C&C: If I was brand new to the XO Tea world, which product would you recommend that I try first? 

Arjun: That is a very difficult question! That’s like saying ‘do you like red wine, white wine, sav blanc, chardonnay, cabernet’? I personally drink a lot of black tea. I drink a lot of Assamese style blended black tea. So The Royal, for example, which is our retail breakfast tea is a blend of three different tea gardens in Assam. I really like the full flavour cup that it produces. I don’t drink milk in my tea, but you can definitely add milk to it. I just like really strong, orthodox black tea. I also drink one of our teas called Julep - a peppermint, spearmint, liquorice tea - because I like sweet things and definitely have got a sweet tooth. That helps to curb that sweet tooth a bit because liquorice is super super sweet in terms of taste. Those are the two I drink the most of, I’d say.

C&C: What do you envision for the future of XO Tea as a brand?

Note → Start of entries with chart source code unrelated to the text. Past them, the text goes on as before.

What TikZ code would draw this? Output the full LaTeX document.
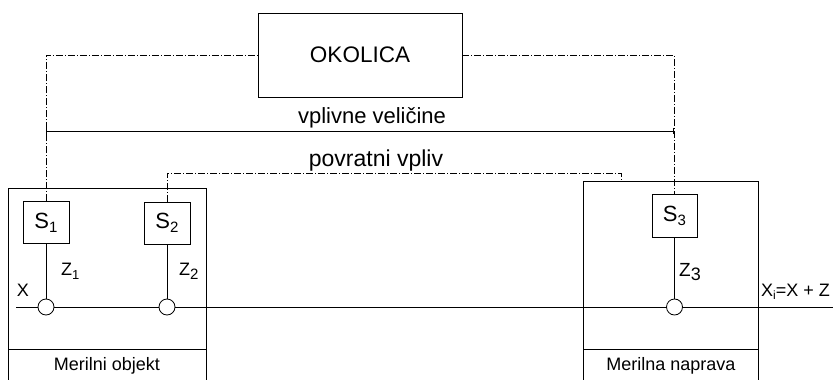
\documentclass[tikz,border=0pt]{standalone}
\usepackage{fontspec}
\setmainfont{Liberation Sans}
\newcommand{\subtxt}[3]{\raisebox{-#3}{\fontsize{#2}{#2}\selectfont #1}}
\begin{document}
\begin{tikzpicture}[x=1pt,y=-1pt,
  box/.style={draw, line width=0.8pt, inner sep=0pt},
  sbox/.style={box, minimum width=46pt, minimum height=42pt, font=\fontsize{22}{25}\selectfont},
  port/.style={circle, draw, line width=0.8pt, fill=white, minimum size=16pt, inner sep=0pt},
  dd/.style={line width=0.8pt, dash pattern=on 7pt off 2pt on 1pt off 2pt},
  wire/.style={line width=0.9pt},
  lab/.style={inner sep=0pt, font=\fontsize{18}{21}\selectfont},
  big/.style={inner sep=0pt, font=\fontsize{22}{26}\selectfont},
  small/.style={inner sep=0pt, font=\fontsize{18}{21}\selectfont}]
\useasboundingbox (0,0) rectangle (833,380);
% outer boxes (bottom cut by page edge)
\node[box, anchor=north west, minimum width=198pt, minimum height=205pt] (obj) at (8,188) {};
\node[box, anchor=north west, minimum width=175pt, minimum height=212pt] (dev) at (583,181) {};
\coordinate (objsepL) at (8,349); \coordinate (objsepR) at (206,349);
\coordinate (devsepL) at (583,349); \coordinate (devsepR) at (758,349);
\draw[line width=0.8pt] (objsepL) -- (objsepR);
\draw[line width=0.8pt] (devsepL) -- (devsepR);
\node[small] (objlab) at (107,366) {Merilni objekt};
\node[small] (devlab) at (671,366) {Merilna naprava};
% environment
\node[box, minimum width=204pt, minimum height=84pt, font=\fontsize{22.5}{26}\selectfont] (okolica) at (360,55) {OKOLICA};
% sensors
\node[sbox] (s1) at (46,222.5) {S\subtxt{1}{15}{4pt}};
\node[sbox] (s2) at (167,223) {S\subtxt{2}{15}{4pt}};
\node[sbox, minimum width=45pt, minimum height=43pt] (s3) at (674.5,215.5) {S\subtxt{3}{15}{4pt}};
% ports on main line
\node[port] (c1) at (46,307) {};
\node[port] (c2) at (167,307) {};
\node[port] (c3) at (674.5,307) {};
\coordinate (lstart) at (16,307);
\coordinate (lend) at (833,307);
\draw[wire] (lstart) -- (c1) -- (c2) -- (c3) -- (lend);
\draw[wire] (s1) -- (c1);
\draw[wire] (s2) -- (c2);
\draw[wire] (s3) -- (c3);
% environment influence
\draw[dd] (s1.north) |- (okolica.west);
\draw[dd] (okolica.east) -| (s3.north);
\coordinate (vl) at (46,131); \coordinate (vr) at (673,131);
\draw[wire] (vl) -- (vr);
\draw[wire] ([yshift=-3pt]vl) -- ([yshift=3pt]vl);
\draw[wire] ([yshift=-3pt]vr) -- ([yshift=3pt]vr);
\node[big] (vv) at (372,118) {vplivne veličine};
% feedback
\coordinate (pvA) at (167,173); \coordinate (pvB) at (621,173); \coordinate (pvC) at (621,181);
\draw[dd] (s2.north) -- (pvA) -- (pvB) -- (pvC);
\node[big, font=\fontsize{23}{26}\selectfont] (pv) at (376,161) {povratni vpliv};
% labels
\node[lab, anchor=west] (z1) at (61,271) {Z\subtxt{1}{13}{4pt}};
\node[lab, anchor=west] (z2) at (179,271) {Z\subtxt{2}{15}{4pt}};
\node[lab, anchor=west, font=\fontsize{19}{22}\selectfont] (z3) at (679,272) {Z\subtxt{3}{18}{4pt}};
\node[lab] (xin) at (23,290) {X};
\node[small, anchor=west] (xout) at (761,292) {X\subtxt{i}{12}{3pt}=X + Z};
\end{tikzpicture}
\end{document}
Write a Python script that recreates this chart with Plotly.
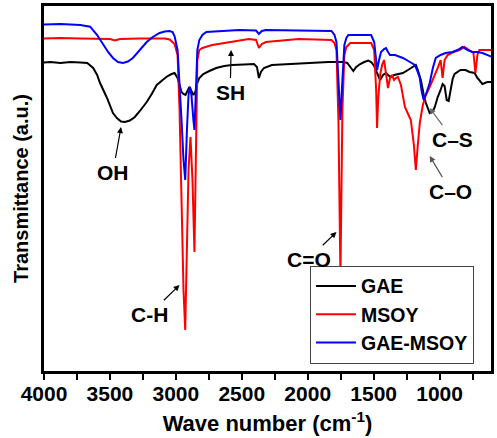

Arjun: We’ve moved heavily online in the last two or three years. I would say that’s our biggest sector now. Every area we’re involved in is growing and we’re going to continue to do that as effectively as we can, but I don’t really have a five year plan. 

I think it’s more of a one to two year plan. We don’t have a business model or structure in that way - I don’t believe that a business like ours really needs it. In the end, it’s a company that imports ingredients, blends them, makes products and sells them. It’s really not more complicated than that. Try to make a living wage, a decent margin, employ a bunch of people, spread the love of tea around the place, get as many people drinking it as you can - there’s no real secret to it, in that sense. It’s like any trading business: buy a product, make a product, sell a product. Try to employ some people. Make people comfortable. There’s not really much more than that. 

So five years from now? I want to still be doing this.